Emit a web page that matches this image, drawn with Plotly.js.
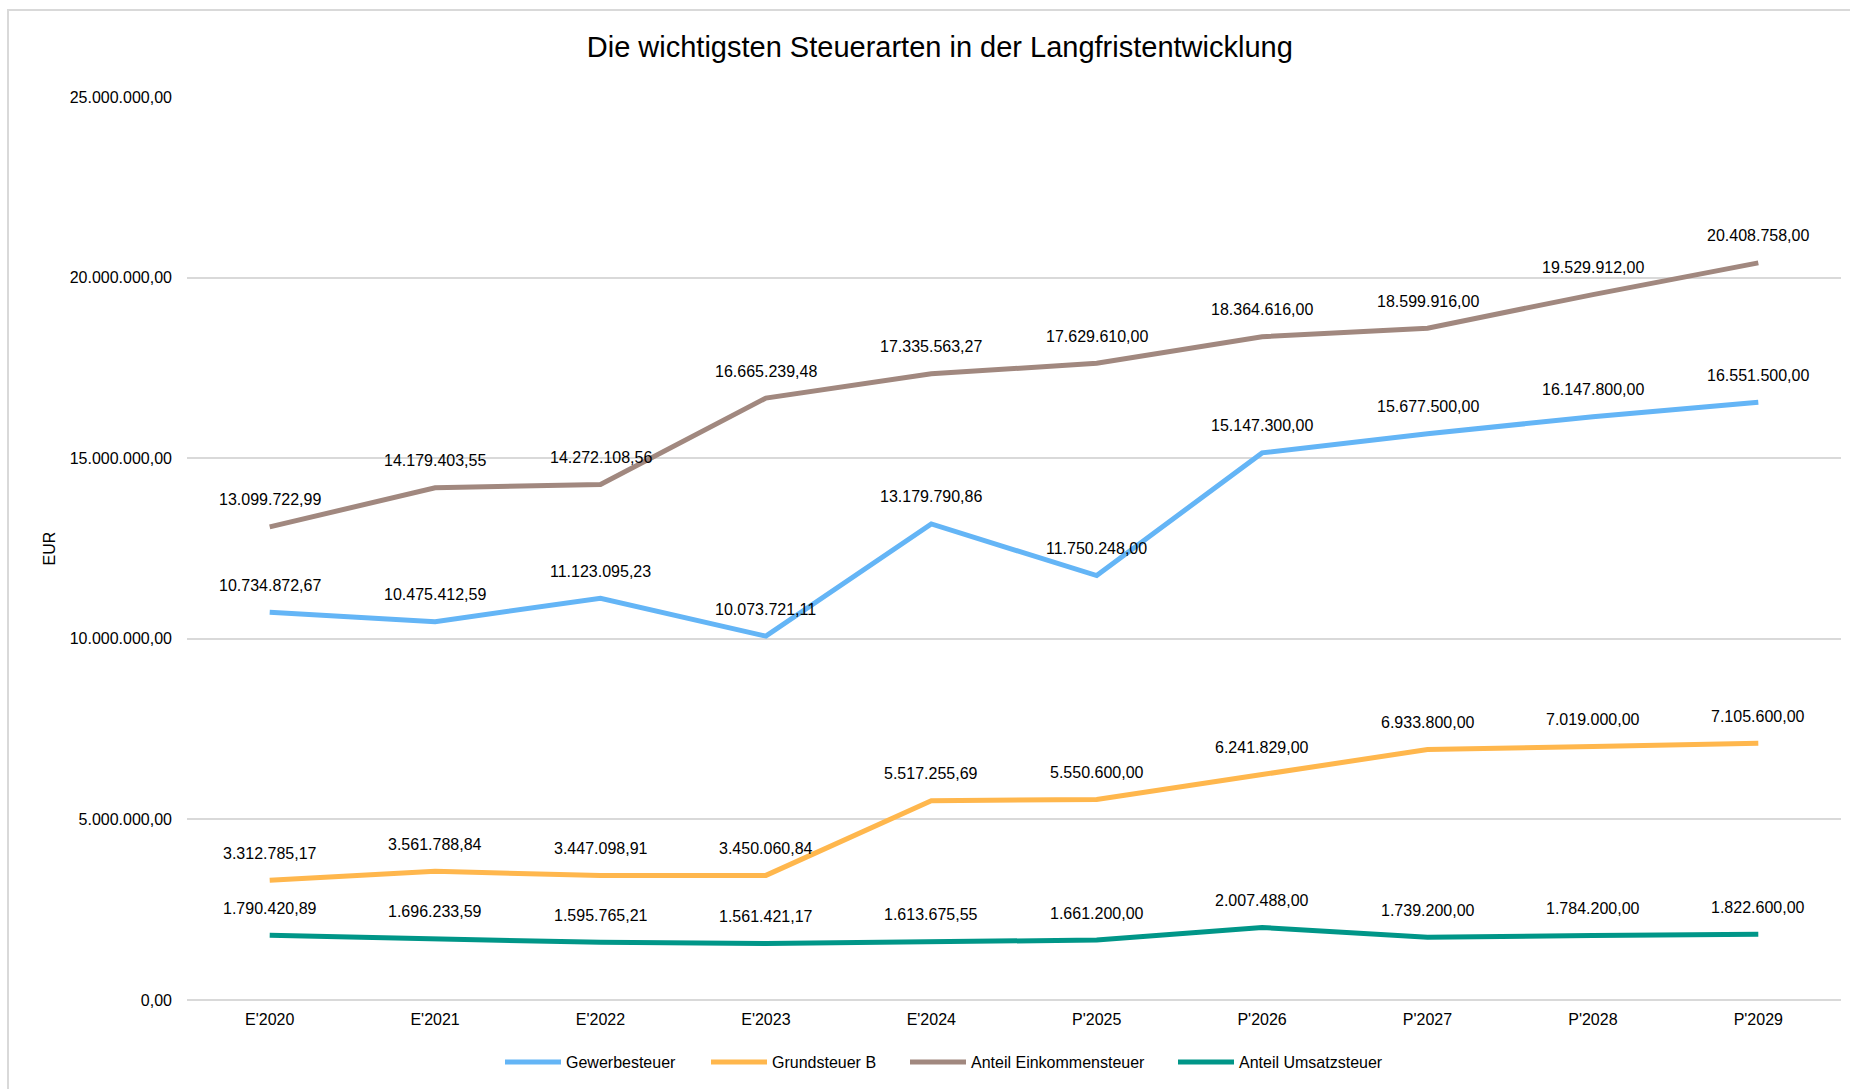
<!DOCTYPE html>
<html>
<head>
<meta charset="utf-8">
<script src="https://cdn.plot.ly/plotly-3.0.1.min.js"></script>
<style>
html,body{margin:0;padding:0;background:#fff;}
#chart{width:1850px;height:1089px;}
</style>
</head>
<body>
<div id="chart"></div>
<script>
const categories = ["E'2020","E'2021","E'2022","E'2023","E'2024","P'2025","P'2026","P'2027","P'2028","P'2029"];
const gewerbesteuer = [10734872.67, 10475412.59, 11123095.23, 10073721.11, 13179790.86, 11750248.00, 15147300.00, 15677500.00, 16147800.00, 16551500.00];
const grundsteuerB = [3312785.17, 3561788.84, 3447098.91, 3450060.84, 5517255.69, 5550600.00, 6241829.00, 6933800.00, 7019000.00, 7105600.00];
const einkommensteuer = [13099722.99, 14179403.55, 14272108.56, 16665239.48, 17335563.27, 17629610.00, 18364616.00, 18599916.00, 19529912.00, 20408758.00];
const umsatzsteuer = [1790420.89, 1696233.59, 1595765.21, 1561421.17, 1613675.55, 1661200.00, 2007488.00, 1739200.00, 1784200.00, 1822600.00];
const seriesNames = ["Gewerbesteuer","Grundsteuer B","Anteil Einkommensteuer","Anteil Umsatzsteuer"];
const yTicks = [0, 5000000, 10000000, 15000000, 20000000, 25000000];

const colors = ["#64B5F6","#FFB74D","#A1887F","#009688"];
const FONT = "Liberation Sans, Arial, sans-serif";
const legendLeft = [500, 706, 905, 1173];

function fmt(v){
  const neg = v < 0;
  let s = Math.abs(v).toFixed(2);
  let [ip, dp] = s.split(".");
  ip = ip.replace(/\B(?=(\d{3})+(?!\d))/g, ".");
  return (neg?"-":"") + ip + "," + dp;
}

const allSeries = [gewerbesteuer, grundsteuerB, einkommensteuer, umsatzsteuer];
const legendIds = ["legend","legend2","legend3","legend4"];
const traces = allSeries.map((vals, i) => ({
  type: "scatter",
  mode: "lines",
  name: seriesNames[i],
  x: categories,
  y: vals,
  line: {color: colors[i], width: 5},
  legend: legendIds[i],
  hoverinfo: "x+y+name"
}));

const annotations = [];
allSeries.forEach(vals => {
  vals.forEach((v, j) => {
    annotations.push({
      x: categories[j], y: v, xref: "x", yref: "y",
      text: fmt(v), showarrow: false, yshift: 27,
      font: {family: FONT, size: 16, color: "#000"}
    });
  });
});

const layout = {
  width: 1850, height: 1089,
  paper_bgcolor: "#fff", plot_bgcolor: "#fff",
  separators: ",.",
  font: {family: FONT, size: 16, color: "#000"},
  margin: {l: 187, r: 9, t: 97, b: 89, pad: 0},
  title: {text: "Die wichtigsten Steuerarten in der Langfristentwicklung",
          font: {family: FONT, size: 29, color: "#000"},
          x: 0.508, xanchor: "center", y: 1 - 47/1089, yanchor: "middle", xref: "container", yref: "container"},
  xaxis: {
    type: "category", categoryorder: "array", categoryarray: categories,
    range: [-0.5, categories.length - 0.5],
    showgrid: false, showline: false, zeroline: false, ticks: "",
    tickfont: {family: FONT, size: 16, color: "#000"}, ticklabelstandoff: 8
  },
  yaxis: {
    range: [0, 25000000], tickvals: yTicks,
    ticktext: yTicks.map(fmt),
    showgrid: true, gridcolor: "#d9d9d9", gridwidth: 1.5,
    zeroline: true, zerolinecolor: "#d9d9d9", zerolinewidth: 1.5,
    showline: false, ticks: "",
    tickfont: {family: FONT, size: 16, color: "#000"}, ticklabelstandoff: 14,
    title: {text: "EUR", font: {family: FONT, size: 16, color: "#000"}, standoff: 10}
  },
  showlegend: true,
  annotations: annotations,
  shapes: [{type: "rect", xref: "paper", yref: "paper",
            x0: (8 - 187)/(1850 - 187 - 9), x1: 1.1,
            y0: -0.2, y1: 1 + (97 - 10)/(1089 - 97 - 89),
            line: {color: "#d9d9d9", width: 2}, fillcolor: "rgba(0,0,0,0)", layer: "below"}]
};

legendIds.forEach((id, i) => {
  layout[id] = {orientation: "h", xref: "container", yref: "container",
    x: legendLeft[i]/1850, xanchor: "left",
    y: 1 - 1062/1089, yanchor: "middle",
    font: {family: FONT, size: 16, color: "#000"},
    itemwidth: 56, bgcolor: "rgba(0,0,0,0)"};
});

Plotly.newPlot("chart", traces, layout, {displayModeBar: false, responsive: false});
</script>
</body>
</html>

▶ [TASK]: Your task is to reproduce all of the material exactly. The pictures stay out.

▶ [FULL OUTPUT]:
Emit a web page that matches this image, drawn with Plotly.js.
<!DOCTYPE html>
<html>
<head>
<meta charset="utf-8">
<script src="https://cdn.plot.ly/plotly-3.0.1.min.js"></script>
<style>
html,body{margin:0;padding:0;background:#fff;}
#chart{width:1850px;height:1089px;}
</style>
</head>
<body>
<div id="chart"></div>
<script>
const categories = ["E'2020","E'2021","E'2022","E'2023","E'2024","P'2025","P'2026","P'2027","P'2028","P'2029"];
const gewerbesteuer = [10734872.67, 10475412.59, 11123095.23, 10073721.11, 13179790.86, 11750248.00, 15147300.00, 15677500.00, 16147800.00, 16551500.00];
const grundsteuerB = [3312785.17, 3561788.84, 3447098.91, 3450060.84, 5517255.69, 5550600.00, 6241829.00, 6933800.00, 7019000.00, 7105600.00];
const einkommensteuer = [13099722.99, 14179403.55, 14272108.56, 16665239.48, 17335563.27, 17629610.00, 18364616.00, 18599916.00, 19529912.00, 20408758.00];
const umsatzsteuer = [1790420.89, 1696233.59, 1595765.21, 1561421.17, 1613675.55, 1661200.00, 2007488.00, 1739200.00, 1784200.00, 1822600.00];
const seriesNames = ["Gewerbesteuer","Grundsteuer B","Anteil Einkommensteuer","Anteil Umsatzsteuer"];
const yTicks = [0, 5000000, 10000000, 15000000, 20000000, 25000000];

const colors = ["#64B5F6","#FFB74D","#A1887F","#009688"];
const FONT = "Liberation Sans, Arial, sans-serif";
const legendLeft = [500, 706, 905, 1173];

function fmt(v){
  const neg = v < 0;
  let s = Math.abs(v).toFixed(2);
  let [ip, dp] = s.split(".");
  ip = ip.replace(/\B(?=(\d{3})+(?!\d))/g, ".");
  return (neg?"-":"") + ip + "," + dp;
}

const allSeries = [gewerbesteuer, grundsteuerB, einkommensteuer, umsatzsteuer];
const legendIds = ["legend","legend2","legend3","legend4"];
const traces = allSeries.map((vals, i) => ({
  type: "scatter",
  mode: "lines",
  name: seriesNames[i],
  x: categories,
  y: vals,
  line: {color: colors[i], width: 5},
  legend: legendIds[i],
  hoverinfo: "x+y+name"
}));

const annotations = [];
allSeries.forEach(vals => {
  vals.forEach((v, j) => {
    annotations.push({
      x: categories[j], y: v, xref: "x", yref: "y",
      text: fmt(v), showarrow: false, yshift: 27,
      font: {family: FONT, size: 16, color: "#000"}
    });
  });
});

const layout = {
  width: 1850, height: 1089,
  paper_bgcolor: "#fff", plot_bgcolor: "#fff",
  separators: ",.",
  font: {family: FONT, size: 16, color: "#000"},
  margin: {l: 187, r: 9, t: 97, b: 89, pad: 0},
  title: {text: "Die wichtigsten Steuerarten in der Langfristentwicklung",
          font: {family: FONT, size: 29, color: "#000"},
          x: 0.508, xanchor: "center", y: 1 - 47/1089, yanchor: "middle", xref: "container", yref: "container"},
  xaxis: {
    type: "category", categoryorder: "array", categoryarray: categories,
    range: [-0.5, categories.length - 0.5],
    showgrid: false, showline: false, zeroline: false, ticks: "",
    tickfont: {family: FONT, size: 16, color: "#000"}, ticklabelstandoff: 8
  },
  yaxis: {
    range: [0, 25000000], tickvals: yTicks,
    ticktext: yTicks.map(fmt),
    showgrid: true, gridcolor: "#d9d9d9", gridwidth: 1.5,
    zeroline: true, zerolinecolor: "#d9d9d9", zerolinewidth: 1.5,
    showline: false, ticks: "",
    tickfont: {family: FONT, size: 16, color: "#000"}, ticklabelstandoff: 14,
    title: {text: "EUR", font: {family: FONT, size: 16, color: "#000"}, standoff: 10}
  },
  showlegend: true,
  annotations: annotations,
  shapes: [{type: "rect", xref: "paper", yref: "paper",
            x0: (8 - 187)/(1850 - 187 - 9), x1: 1.1,
            y0: -0.2, y1: 1 + (97 - 10)/(1089 - 97 - 89),
            line: {color: "#d9d9d9", width: 2}, fillcolor: "rgba(0,0,0,0)", layer: "below"}]
};

legendIds.forEach((id, i) => {
  layout[id] = {orientation: "h", xref: "container", yref: "container",
    x: legendLeft[i]/1850, xanchor: "left",
    y: 1 - 1062/1089, yanchor: "middle",
    font: {family: FONT, size: 16, color: "#000"},
    itemwidth: 56, bgcolor: "rgba(0,0,0,0)"};
});

Plotly.newPlot("chart", traces, layout, {displayModeBar: false, responsive: false});
</script>
</body>
</html>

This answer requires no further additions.